Opium is based around the concept of operators, each one performing a single task, very similar to modules in a modular synthesizer. Operators are responsible for generating and processing both audio and control signals. Each operator generates a single output signal and takes signals from multiple inputs. Operators are connected together to generate complex audio signals. Opium provides the following operators:

  • Band-limited virtual-analog oscillators (sine, saw, square, triangle)
  • Frequency modulation oscillator
  • Karplus-Strong oscillator
  • Padsynth oscillator based on inverse FFTs
  • Noise source
  • Waveshaping and distortion
  • State-variable and biquad filters
  • Modulation sources including ADSR envelopes and LFOs
  • Auxiliary operators to performa mathematical operations
  • Compressor and limiter for dynamics processing
  • Effects processors including delays, reverb and glitch effects

To minimize the size of the synthesizer engine, I have opted to use plain C code. Audio is processed in buffers of 32 samples to allow using SIMD and to generally reduce the function call overhead. The engine uses a stack-based approach, where each operator pops the input signals from the stack and pushes the output back to the stack. The operator graph is reduced into a serial list of operations. This allowed to keep the code for the runtime engine very small and simple.

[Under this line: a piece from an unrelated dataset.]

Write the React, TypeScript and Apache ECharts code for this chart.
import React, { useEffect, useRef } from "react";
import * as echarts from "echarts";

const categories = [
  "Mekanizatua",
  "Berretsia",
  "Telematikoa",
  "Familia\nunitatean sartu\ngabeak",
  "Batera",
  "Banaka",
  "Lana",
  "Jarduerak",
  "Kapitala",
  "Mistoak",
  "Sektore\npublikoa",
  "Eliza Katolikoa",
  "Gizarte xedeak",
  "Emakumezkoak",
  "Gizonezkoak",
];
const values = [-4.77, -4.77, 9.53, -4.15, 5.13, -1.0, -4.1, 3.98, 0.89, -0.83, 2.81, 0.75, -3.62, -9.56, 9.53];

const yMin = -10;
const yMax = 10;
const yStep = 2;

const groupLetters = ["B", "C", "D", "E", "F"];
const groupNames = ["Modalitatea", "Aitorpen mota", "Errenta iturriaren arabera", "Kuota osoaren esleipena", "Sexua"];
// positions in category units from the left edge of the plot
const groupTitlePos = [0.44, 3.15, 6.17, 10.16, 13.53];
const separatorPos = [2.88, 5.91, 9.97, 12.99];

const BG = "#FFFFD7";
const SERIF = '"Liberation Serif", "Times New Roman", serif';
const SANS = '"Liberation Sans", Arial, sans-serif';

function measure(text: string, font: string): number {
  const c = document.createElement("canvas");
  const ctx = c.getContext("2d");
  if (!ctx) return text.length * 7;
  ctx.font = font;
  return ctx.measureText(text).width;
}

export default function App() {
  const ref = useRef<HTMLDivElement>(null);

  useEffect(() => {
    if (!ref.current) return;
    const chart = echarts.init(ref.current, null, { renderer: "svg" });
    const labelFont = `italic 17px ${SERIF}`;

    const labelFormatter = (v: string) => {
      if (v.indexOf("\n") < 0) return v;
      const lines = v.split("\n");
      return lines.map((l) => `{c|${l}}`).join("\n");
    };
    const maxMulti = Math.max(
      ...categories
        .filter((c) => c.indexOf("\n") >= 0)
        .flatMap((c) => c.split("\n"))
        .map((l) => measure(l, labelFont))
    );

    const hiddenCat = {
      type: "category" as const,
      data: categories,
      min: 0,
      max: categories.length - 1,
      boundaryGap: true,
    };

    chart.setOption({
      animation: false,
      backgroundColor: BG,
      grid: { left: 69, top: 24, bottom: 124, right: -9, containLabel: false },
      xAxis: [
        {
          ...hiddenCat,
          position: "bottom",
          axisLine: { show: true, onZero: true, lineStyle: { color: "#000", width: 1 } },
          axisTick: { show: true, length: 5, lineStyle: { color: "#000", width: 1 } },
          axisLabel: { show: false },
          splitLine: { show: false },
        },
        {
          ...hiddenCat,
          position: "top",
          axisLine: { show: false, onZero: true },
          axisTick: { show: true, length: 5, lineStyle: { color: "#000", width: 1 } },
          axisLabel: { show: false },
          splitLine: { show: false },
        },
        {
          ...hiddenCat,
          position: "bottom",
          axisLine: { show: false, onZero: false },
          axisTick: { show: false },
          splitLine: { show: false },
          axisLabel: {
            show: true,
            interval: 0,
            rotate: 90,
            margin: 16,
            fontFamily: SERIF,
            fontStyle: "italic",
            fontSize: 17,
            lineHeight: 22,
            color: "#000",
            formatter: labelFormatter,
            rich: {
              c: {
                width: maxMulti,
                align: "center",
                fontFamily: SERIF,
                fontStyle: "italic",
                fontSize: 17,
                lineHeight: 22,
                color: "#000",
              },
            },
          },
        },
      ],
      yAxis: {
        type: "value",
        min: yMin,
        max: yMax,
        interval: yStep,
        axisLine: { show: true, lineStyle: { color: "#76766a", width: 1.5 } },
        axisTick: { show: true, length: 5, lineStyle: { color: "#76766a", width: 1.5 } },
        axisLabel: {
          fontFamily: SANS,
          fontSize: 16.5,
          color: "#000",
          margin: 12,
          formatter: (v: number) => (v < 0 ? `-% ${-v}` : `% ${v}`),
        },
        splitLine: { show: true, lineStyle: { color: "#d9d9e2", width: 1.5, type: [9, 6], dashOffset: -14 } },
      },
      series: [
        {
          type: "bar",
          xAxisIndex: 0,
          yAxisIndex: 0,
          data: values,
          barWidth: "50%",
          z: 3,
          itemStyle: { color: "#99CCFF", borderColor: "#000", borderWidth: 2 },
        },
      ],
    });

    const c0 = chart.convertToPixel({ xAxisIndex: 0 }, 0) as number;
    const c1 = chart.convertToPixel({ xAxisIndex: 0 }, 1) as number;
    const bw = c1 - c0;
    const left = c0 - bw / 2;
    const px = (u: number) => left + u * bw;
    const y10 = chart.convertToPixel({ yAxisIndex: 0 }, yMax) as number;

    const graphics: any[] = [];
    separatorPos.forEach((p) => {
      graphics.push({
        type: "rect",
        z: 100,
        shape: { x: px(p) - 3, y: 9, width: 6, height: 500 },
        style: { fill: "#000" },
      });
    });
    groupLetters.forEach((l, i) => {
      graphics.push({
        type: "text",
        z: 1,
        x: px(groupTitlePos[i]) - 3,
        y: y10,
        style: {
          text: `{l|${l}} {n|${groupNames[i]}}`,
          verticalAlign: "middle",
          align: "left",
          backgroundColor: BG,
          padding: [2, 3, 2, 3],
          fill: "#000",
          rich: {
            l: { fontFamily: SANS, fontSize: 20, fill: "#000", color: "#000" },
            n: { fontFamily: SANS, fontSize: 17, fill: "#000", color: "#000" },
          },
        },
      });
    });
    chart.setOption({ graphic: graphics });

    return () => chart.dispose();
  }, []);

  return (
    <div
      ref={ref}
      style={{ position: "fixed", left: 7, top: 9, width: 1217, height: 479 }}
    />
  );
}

During music composition, Opium is run as a VST plugin inside a digital audio workstation. The plugin is developed on top of the JUCE framework and features a graphical interface for editing the synthesizer patch. MIDI data is used to trigger the instruments. To export a song for use in a 64k intro, the plugin allows to record incoming MIDI data and generates a C header file containing all the note and patch data in a form that allows for good compression.